Again, more systematic study of the subject in a general way must remove much of the ignorance, as well as of the aversion, that undoubtedly exists in regard to this occupation. Public sentiment has not yet demanded that when a woman assumes the care of a household she shall possess at least a theoretical knowledge of household affairs; it is deemed sufficient if she acquire it afterward at an enormous cost of time, patience, energy, sometimes even of domestic happiness. But public sentiment will make such demand when the economic functions of housekeeping are understood. Until a larger number of housekeepers understand at least the rudiments of the profession they have adopted, it is to be expected that ignorant and inexperienced employees will waste the substance of their employers, and fail to become skilled laborers, and that able, intelligent, and ambitious girls will be unwilling to enter an occupation in which the employers are as untrained in a scientific way as are the employees. Water cannot rise higher than its source. As long as inefficient service is accepted inefficient service will be rendered; as long as mistresses are ignorant of the difference between rights and extraordinary privileges, employees, like children, will continue to be spoiled by careless indulgence; “as long as women hate kitchen and household cares, and servants know that they know more than their employers, just so long will employers everywhere have eye-servants.”

A different conception must also come in regard to the work of woman, especially where the factor of remuneration is involved. An explanation is still needed for the fact that idleness is practically regarded as a vice in men and a virtue in women;[293] that a young man is condemned by society for saying “the world owes me a living,” while a young woman is praised for her womanliness when she says it by her life; that a wealthy woman must not receive remuneration for services for which compensation would be accepted by a wealthy man or by a poor woman. This does not mean that all women should engage in business enterprises, but that it should be honorable for them to do so, dishonorable for them to be ignorant of all means of self-support, and that they should receive adequate remuneration for all public services performed when men would be paid under the same circumstances. Household employments are too often in effect, though less often than in theory, belittled by both men and women, and they will continue to be until there is the freest industrial play in all occupations for women as well as for men. As long as household employments performed without remuneration are the only occupations for women looked upon with favor by society at large, just so long will this free industrial play be lacking. One effect of this is seen in the case of very many mothers who have been overworked and overburdened by household cares. The pendulum swings to the opposite end of the arc, and they declare that their daughters shall never work at all. The children therefore grow up in idleness and ultimately, when driven to work by necessity, drift into shops and factories. When household employments are removed from the domain of charity and sentiment and put on a business basis, when the interests of women are broadened, when they are better able “to distinguish between infinity and infinitesimals,” there will be a more intelligent understanding of the financial side of woman’s work.

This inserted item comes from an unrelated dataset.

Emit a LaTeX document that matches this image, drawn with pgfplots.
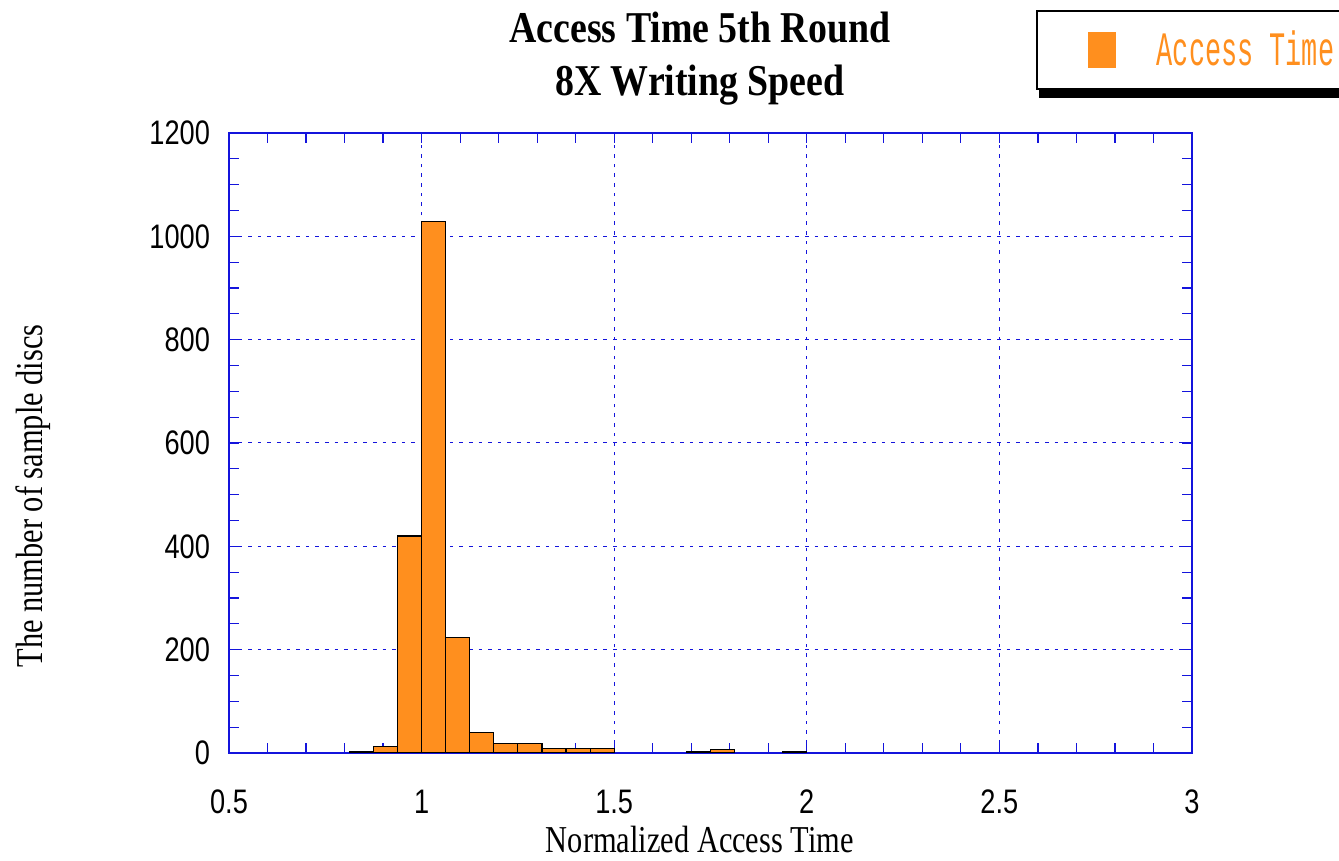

The general remedies therefore must include a wider prevalence of education in the true sense of the word, not its counterfeit, information; that mental education which results in habits of accuracy, precision, and observation, in the exercise of reason, judgment, and self-control, and that education of character which results in the ability constantly to put one’s self in the place of another. There must be scientific training and investigation in economic theory, history, and statistics, especially in their application to the household, and an increased popular knowledge of all scientific subjects concerning the home, those which secure the prevention of economic and material waste in the household as well as those which concern the questions of production for it. The educational forces must “pull from the top” and draw domestic service into the general current of industrial development.